Newly completed in...

      Newly completed in June 1909, HMS Bellerophon shows a typical early British dreadnought bridge arrangement. The windowed level is the charthouse and signal bridge, its wings used to conn the ship in port. It housed the helm used in peacetime. On it were mechanical semaphores (one is visible to the left of the charthouse) used for daylight signalling. On either side of the charthouse were 36in searchlights – for night illumination of torpedo craft, not for signalling. Atop the charthouse was the compass platform, from which the ship was normally conned, the officers there ordering changes of course by voice tube. The tripod foremast carries an additional electrically-controlled searchlight, also for night torpedo defence. Within a short time masthead searchlights were being abandoned as ineffective. The girders supporting the charthouse rest on the ship’s armoured conning tower, from which she was supposed to be controlled in battle. It was often argued that the conning tower was so cramped and the view from it so restricted, that it was virtually useless.

       CHAPTER 1

       TECHNOLOGY

      Command: The Bridge

      In 1906, when HMS Dreadnought was completed, the standard British bridge structure was an enclosed charthouse (with bridge wings) topped by an open compass platform, which took its name from the presence of a standard compass with pelorus, later supplemented by a gyro-compass. The ship was normally navigated from the compass platform, from whose compasses sights could be taken. Steering orders were passed to a helmsman below in the charthouse. In the period up to the First World War, compass platforms increasingly were built out forward of the charthouse. The bridge wings below the charthouse were generally designated the signal bridge. Flagships had an admiral’s bridge below them. When director control for secondary batteries was adopted, the directors (at least in newer ships) were generally placed in the wings of the signal bridge. The compass platform was sometimes called the navigation platform, particularly if this bridge level was split into a navigating position and a ship weapon-control position.

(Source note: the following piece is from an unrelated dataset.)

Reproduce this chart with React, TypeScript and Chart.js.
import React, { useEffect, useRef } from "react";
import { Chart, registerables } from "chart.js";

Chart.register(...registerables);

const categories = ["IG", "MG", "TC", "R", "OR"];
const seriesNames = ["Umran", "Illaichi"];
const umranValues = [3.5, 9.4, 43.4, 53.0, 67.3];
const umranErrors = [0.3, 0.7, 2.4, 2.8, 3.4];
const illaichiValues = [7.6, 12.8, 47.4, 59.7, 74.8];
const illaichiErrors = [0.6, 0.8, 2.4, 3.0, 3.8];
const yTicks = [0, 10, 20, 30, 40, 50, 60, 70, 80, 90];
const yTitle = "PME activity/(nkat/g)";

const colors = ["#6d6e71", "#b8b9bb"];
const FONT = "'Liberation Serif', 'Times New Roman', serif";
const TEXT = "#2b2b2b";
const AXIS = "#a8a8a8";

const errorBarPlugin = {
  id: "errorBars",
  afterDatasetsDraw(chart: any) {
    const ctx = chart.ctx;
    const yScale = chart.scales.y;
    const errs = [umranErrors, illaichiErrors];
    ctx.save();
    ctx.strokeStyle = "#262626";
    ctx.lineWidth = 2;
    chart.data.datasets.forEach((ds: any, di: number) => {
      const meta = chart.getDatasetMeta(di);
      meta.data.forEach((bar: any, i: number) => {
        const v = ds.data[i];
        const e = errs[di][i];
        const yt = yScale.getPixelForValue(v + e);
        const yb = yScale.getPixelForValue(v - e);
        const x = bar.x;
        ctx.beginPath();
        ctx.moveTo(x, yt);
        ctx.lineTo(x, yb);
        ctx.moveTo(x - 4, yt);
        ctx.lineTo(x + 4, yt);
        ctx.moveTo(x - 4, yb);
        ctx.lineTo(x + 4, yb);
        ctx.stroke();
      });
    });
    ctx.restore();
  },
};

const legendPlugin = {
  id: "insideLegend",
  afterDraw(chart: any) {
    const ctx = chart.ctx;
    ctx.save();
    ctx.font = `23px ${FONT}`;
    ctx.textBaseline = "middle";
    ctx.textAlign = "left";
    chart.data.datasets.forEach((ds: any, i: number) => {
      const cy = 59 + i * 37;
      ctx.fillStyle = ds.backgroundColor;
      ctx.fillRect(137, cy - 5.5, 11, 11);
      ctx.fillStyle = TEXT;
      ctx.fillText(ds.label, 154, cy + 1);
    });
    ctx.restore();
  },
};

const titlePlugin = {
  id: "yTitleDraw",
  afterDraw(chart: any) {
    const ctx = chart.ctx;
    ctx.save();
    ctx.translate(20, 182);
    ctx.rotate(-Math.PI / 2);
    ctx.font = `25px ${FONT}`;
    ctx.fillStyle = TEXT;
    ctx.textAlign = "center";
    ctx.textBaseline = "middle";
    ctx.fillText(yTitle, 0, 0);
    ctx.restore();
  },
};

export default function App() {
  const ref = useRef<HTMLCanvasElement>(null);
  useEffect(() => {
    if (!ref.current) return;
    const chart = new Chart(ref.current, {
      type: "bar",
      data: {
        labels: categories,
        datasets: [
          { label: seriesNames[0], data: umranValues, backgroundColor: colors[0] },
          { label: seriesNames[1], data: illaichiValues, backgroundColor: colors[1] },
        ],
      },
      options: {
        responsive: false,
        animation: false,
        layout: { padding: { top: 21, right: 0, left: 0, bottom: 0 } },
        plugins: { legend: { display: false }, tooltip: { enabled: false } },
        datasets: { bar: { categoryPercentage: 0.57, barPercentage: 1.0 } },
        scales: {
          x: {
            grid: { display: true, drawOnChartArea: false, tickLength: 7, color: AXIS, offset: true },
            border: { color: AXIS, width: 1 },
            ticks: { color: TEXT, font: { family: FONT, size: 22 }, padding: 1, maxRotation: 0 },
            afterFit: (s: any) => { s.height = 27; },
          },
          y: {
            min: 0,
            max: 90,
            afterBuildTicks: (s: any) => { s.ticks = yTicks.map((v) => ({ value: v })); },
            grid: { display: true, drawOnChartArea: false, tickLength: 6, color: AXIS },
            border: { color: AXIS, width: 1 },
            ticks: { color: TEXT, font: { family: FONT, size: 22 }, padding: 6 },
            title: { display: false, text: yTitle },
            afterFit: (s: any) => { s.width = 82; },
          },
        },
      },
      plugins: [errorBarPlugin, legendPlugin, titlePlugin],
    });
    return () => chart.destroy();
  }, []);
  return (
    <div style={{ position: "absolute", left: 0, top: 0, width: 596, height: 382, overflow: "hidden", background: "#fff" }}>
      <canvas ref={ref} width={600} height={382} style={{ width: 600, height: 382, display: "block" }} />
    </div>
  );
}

      The 1909–10 ships (Lion and Orion classes) were completed with single tripod masts whose vertical legs were abaft the forefunnel, as in Dreadnought. Their simple bridge structures included compass platforms projecting forward over their conning towers. This arrangement proved particularly useless in HMS Lion and she and her sister Princess Royal were rebuilt with new bridge structures completely abaft the conning tower and forward of the forefunnel. For the first time the compass platform was placed directly above a substantial structure housing the charthouse, captain’s sea cabin, navigating officer’s sea cabin and other spaces. They were built of non-magnetic brass so as not to disturb the magnetic compass above them. This arrangement was repeated in ships built up to the Queen Elizabeth class.

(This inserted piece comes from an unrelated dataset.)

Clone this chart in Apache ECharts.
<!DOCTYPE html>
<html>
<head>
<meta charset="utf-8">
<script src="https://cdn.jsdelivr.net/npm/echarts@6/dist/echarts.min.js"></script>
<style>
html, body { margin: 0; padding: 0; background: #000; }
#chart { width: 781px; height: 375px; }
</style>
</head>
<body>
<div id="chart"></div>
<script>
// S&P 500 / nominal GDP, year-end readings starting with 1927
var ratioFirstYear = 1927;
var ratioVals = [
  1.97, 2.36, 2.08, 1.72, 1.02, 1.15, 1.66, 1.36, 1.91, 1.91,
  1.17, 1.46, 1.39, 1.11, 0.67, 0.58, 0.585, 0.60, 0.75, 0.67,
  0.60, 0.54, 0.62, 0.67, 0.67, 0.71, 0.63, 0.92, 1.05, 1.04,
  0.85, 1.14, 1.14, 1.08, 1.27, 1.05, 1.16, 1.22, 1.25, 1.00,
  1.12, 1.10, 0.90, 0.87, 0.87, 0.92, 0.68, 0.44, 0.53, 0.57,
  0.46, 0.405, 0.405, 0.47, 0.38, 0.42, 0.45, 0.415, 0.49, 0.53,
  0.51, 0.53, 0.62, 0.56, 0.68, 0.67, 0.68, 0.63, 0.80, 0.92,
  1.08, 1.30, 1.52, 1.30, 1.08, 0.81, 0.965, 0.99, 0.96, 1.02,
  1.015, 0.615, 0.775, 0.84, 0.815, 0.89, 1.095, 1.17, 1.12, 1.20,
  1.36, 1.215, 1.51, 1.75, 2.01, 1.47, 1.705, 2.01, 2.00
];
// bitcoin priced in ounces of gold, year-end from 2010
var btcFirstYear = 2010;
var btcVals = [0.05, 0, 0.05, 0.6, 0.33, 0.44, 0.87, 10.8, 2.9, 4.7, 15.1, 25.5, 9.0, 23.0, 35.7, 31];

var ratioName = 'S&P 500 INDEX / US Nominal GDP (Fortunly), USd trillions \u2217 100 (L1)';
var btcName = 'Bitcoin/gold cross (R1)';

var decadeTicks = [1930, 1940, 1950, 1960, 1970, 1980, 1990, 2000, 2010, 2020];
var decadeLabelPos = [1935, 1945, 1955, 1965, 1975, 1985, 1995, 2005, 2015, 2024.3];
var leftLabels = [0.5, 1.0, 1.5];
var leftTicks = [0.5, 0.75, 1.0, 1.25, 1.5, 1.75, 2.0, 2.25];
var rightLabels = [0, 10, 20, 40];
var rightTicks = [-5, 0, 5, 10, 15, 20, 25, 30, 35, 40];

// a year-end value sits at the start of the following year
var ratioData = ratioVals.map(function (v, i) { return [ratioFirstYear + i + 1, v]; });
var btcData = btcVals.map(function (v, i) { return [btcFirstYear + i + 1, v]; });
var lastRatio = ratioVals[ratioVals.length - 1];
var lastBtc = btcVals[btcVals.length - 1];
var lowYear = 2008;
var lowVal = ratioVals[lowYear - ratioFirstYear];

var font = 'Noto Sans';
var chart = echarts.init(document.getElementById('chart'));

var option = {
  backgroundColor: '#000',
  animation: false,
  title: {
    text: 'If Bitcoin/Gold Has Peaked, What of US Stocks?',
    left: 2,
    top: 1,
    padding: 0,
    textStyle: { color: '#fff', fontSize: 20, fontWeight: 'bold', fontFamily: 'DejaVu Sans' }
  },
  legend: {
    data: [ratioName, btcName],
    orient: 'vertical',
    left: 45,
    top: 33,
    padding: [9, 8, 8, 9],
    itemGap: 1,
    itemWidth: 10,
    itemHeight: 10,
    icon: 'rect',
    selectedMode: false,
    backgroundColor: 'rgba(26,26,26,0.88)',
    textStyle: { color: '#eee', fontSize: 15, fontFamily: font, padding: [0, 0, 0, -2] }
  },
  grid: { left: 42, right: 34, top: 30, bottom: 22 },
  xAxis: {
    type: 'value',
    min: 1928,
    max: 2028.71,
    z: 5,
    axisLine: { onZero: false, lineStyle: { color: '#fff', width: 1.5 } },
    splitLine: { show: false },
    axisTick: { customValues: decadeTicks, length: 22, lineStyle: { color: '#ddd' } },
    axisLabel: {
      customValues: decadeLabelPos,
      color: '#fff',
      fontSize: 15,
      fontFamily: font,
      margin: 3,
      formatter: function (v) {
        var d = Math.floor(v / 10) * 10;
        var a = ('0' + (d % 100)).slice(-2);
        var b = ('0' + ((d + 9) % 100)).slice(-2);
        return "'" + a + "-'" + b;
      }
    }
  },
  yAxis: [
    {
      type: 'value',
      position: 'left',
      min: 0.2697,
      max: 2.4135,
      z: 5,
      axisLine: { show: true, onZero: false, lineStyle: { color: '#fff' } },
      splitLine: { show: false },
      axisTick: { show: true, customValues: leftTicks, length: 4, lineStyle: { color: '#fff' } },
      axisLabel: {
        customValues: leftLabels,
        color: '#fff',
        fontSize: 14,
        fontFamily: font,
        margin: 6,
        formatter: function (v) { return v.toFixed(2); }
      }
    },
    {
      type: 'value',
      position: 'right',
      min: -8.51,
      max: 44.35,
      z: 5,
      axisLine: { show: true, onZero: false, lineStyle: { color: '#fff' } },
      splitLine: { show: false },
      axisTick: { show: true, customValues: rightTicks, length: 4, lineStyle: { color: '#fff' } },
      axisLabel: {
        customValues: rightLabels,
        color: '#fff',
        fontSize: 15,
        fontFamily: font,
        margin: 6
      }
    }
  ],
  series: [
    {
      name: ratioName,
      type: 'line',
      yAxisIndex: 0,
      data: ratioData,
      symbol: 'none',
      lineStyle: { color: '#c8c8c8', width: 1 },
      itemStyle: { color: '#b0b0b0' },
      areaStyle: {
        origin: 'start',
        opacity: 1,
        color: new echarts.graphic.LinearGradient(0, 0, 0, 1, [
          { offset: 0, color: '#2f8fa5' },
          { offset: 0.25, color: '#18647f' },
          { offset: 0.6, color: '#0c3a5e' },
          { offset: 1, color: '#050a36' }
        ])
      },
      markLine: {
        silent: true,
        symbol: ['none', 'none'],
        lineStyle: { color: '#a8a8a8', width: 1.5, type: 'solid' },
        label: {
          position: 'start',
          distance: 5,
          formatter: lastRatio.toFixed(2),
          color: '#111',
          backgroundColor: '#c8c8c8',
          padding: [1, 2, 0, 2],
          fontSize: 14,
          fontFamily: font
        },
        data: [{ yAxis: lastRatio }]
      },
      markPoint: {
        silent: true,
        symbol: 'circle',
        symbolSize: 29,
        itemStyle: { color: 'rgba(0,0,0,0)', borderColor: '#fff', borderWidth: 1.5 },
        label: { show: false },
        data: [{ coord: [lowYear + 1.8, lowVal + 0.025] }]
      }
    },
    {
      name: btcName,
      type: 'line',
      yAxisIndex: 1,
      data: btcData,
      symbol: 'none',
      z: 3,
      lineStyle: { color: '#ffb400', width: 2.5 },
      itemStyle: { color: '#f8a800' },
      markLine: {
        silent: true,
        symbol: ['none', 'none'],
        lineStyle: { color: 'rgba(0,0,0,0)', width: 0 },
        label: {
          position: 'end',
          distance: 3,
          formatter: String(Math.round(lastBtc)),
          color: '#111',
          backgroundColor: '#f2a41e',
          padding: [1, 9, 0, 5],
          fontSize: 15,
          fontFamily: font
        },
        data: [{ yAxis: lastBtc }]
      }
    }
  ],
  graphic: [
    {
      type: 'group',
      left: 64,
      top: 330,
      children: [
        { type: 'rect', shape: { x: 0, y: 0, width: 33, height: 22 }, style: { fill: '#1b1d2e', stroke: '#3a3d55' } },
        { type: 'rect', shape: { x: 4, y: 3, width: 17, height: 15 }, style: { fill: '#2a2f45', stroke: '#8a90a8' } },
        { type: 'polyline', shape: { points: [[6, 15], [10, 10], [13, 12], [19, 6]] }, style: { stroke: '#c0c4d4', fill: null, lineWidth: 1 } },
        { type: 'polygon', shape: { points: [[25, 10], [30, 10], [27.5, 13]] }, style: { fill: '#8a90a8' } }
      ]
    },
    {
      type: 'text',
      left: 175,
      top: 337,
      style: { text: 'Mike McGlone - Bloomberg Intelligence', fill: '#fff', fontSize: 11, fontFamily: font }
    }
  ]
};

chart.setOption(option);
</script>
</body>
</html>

      The Royal Sovereigns were an attempt once more to prune back the bridge structure. Their small compass platform, supported by the foremast, was above a signal bridge carrying searchlights. Below it was an Admiral’s bridge and below it a larger bridge extending around the conning tower. The 6in directors were on an aft extension of the compass platform. Searchlights were on the signal bridge, below the directors. The new type of bridge structure was tested on board HMS Canada, whose bridge structure had originally been built for HMS Royal Sovereign. Early in 1916 Controller asked her CO Captain Nicholson for comments.1

      Nicholson much preferred the lower bridge to the compass platform. Because it was close to the conning tower, officers on it became accustomed to manoeuvring the ship from the level they would occupy in battle, the conning tower. It, but not the narrow compass platform, offered a view aft on both sides. An officer on the lower bridge was ‘more in the ship’, with a better feel for the ship’s motion. Particularly at night, the view was better. The CO in his sea cabin (in the structure below the bridges) was closer to this bridge. However, the lower bridge was practically untenable in even fairly bad weather. Nicholson wrote ‘please God if we meet an enemy at night, I shall be on the lower bridge and I leave you to imagine what I must suffer during winter in the North Sea to obtain that object’. DNC’s battleship designer S V Goodall pointed out that much effort had been made to keep structure away from conning towers specifically to avoid the shell splinters hits on it would create. During the Russo-Japanese War some of Admiral Togo’s staff were killed by a shell which burst on striking a bridge stanchion.

Laid up in...

      Laid up in Australian waters in about 1923, HMAS Australia shows her bridge and foremast as modified during the First World War. Wartime additions included the long-base rangefinder atop the spotting top at the masthead and the main-battery director on the small platform immediately below it (with the flat face). The bridge structure consists mainly of the compass platform atop the large (extended and enclosed) charthouse. A small platform above the compass platform carries a semaphore and an even smaller platform above that carries a signal light. The bridge wings extend from the sides of the platform just below the compass platform, rather than, as was usual, from the charthouse. The ridge of a 9ft rangefinder is visible on the roof of ‘A’ turret. Note that the turret appears to have additional roof armour, which would have been added after Jutland.

      For Nicholson the great question was how well the bridge would function at night, when a ship might have to evade torpedo attack. Searchlights, night lookouts and the command on the bridge all had to be co-ordinated. Searchlights at or near the bridge would blind those on it. Lights above the bridge were far better. However, the higher the searchlight, the smaller the spot it made on the water, hence the more difficult to pick up and hold an object on the water so that guns could engage it. Therefore the manoeuvring or compass platform should be no higher than necessary for bad weather. Nicholson doubted that the forward searchlights would make for good gunnery by the secondary battery, which would try to beat off night torpedo attacks. Directors above the searchlights would be useless, so guns would have to be individually laid, gunners trying to stay on the upper edge of the beam to avoid being blinded. The night defence control positions were relatively low and without a view across the bow. A control officer well below the searchlight would find its beam useless. The 6in directors should move down a deck and the searchlights up. The platform with the 6in directors should become the upper bridge. The two upper bridge searchlights in Canada had ‘very much brought home to me’ these points.

      The war-built capital ships (Renown and Courageous classes and Furious) had minimal bridge structures similar to those on Canada and the Royal Sovereigns. CO of Repulse found that except in a fleet or squadron action, it was risky to handle so large and fast a ship from anywhere other than the compass platform. Her squadron and fleet commanders strongly agreed. Given the submarine threat, high-speed steaming was now the rule rather than the exception. DNE made the Compass Platform the recognised navigating position in these ships except when in action. The part of the compass platform occupied by captain and navigator was raised slightly above the rest of the platform. The after part carried gunnery and other control instruments, near enough for immediate control.

The ships of...

      The ships of the 1909–10 programme had foremasts but no mainmasts. As a consequence, their only masts were stepped with the vertical leg abaft the funnel and the bridge protruding ahead of the funnel. HMS Orion shows her extremely cramped compass platform and the small charthouse below it. The protrusion from the enlarged conning tower was a fire-control tower.